▶ _WHAT TO WORK ON_
Check every line below for the word "with" and show those that hold it.

▶ _RECORDS_
* Begin *

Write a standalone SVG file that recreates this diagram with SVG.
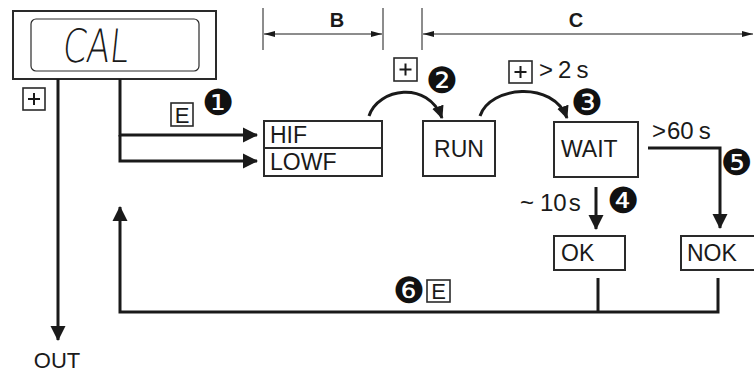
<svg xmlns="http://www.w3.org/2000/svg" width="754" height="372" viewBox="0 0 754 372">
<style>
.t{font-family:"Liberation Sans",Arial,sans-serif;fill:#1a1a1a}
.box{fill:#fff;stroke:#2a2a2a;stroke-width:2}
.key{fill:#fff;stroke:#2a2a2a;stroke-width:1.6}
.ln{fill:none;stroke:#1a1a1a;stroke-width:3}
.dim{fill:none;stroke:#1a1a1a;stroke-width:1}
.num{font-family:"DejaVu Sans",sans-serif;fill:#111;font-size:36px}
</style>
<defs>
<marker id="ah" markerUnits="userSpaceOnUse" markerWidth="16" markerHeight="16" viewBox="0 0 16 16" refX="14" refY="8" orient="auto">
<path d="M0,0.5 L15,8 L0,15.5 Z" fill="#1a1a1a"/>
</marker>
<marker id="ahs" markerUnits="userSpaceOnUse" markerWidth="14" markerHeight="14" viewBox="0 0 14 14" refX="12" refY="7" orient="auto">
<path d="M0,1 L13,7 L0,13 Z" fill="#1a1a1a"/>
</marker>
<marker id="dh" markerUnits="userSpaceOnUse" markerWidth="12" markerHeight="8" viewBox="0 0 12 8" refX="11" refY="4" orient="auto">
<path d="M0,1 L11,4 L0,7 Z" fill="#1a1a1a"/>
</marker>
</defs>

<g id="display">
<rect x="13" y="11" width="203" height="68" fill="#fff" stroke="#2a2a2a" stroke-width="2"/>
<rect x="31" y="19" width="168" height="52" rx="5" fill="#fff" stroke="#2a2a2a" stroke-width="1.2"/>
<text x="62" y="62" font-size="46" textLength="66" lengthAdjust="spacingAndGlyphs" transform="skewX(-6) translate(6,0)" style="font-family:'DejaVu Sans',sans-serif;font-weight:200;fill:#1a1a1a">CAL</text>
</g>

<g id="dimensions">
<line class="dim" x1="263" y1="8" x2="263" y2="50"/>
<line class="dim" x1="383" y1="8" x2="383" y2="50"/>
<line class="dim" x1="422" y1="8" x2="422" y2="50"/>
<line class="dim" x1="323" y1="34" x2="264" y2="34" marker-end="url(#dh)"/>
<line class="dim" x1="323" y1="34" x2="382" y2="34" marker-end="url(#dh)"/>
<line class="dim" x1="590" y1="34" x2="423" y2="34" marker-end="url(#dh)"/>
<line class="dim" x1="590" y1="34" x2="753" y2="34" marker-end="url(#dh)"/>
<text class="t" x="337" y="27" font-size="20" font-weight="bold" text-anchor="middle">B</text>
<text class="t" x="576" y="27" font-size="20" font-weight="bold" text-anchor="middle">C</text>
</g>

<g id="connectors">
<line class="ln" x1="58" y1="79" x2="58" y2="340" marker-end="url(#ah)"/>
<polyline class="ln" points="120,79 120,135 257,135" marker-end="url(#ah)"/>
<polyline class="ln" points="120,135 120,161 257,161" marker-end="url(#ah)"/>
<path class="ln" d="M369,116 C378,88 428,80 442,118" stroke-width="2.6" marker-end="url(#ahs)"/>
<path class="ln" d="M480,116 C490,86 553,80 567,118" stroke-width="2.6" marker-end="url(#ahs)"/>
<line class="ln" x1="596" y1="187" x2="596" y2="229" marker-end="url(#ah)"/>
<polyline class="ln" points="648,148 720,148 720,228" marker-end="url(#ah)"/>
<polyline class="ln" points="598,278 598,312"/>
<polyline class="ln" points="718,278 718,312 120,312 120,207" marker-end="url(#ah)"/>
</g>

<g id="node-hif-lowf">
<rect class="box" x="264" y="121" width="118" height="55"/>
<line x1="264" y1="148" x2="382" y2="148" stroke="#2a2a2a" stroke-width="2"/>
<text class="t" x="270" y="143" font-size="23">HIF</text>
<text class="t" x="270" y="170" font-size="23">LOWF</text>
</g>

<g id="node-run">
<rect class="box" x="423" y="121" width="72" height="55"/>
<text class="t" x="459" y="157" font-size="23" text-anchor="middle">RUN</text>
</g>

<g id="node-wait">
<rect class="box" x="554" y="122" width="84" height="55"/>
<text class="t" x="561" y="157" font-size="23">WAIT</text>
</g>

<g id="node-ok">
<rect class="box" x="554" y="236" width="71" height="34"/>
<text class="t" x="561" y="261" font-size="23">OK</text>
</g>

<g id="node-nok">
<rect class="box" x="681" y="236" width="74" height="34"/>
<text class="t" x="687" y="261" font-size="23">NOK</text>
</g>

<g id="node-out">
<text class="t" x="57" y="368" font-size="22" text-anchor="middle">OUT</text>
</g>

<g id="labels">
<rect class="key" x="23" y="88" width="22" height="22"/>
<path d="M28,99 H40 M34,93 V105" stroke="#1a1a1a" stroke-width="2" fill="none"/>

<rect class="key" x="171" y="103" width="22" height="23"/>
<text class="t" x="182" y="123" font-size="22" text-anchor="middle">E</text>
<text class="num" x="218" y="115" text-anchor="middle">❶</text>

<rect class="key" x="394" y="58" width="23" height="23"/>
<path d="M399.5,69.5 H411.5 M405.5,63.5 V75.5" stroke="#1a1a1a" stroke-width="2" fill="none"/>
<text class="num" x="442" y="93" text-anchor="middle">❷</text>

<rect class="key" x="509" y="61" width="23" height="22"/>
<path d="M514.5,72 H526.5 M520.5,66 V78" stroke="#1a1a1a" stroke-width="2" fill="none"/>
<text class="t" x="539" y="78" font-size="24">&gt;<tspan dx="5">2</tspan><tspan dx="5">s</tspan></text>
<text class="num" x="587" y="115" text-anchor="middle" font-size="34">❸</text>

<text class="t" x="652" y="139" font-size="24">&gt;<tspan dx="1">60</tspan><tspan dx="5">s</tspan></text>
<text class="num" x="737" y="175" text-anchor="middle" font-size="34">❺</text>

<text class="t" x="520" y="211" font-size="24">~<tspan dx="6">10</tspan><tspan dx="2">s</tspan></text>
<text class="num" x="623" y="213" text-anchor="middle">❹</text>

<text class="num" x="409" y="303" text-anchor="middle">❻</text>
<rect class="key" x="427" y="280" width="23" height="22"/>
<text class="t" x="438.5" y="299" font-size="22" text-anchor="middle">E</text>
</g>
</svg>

* End *
* Begin *

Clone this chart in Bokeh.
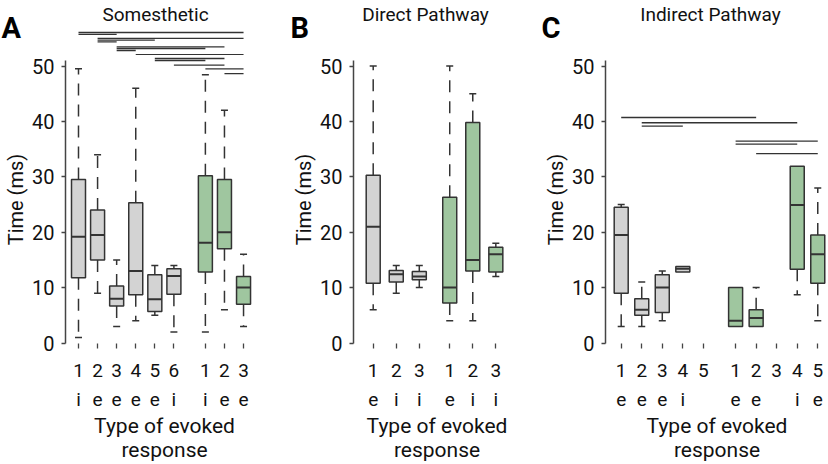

* End *
* Begin *

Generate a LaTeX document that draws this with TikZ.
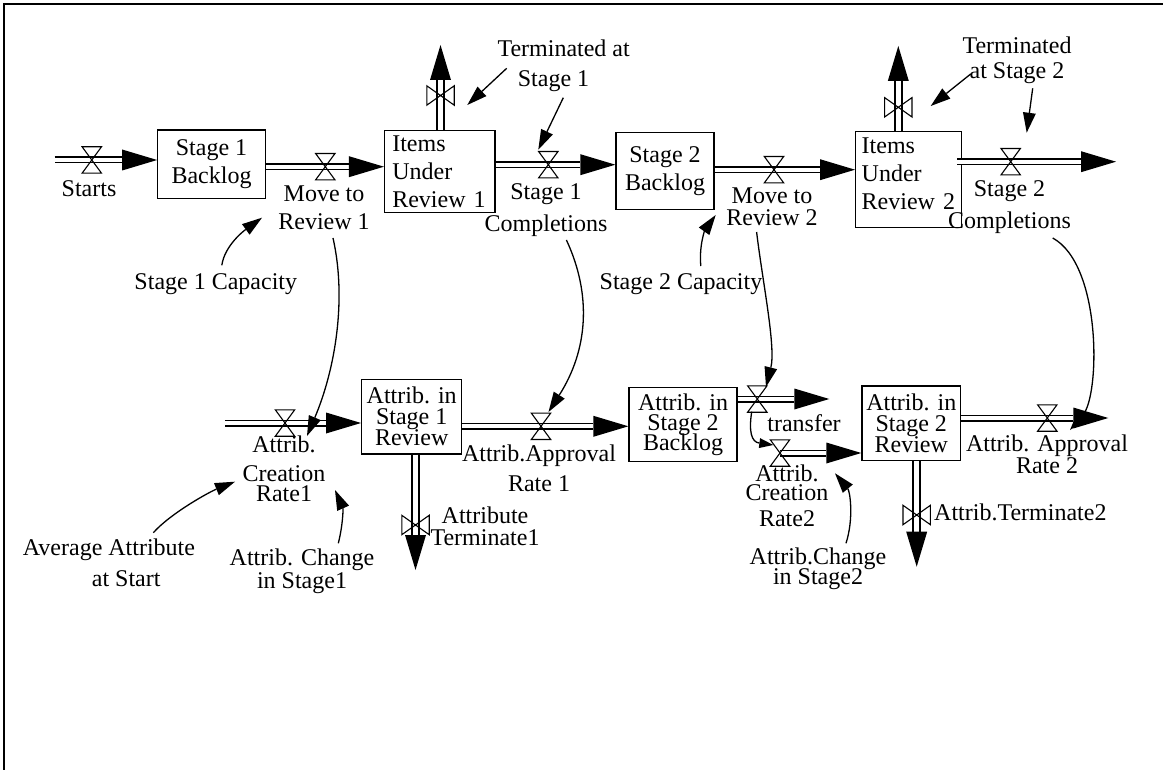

* End *

▶ _TASK ANSWER_
Write a standalone SVG file that recreates this diagram with SVG.
Generate a LaTeX document that draws this with TikZ.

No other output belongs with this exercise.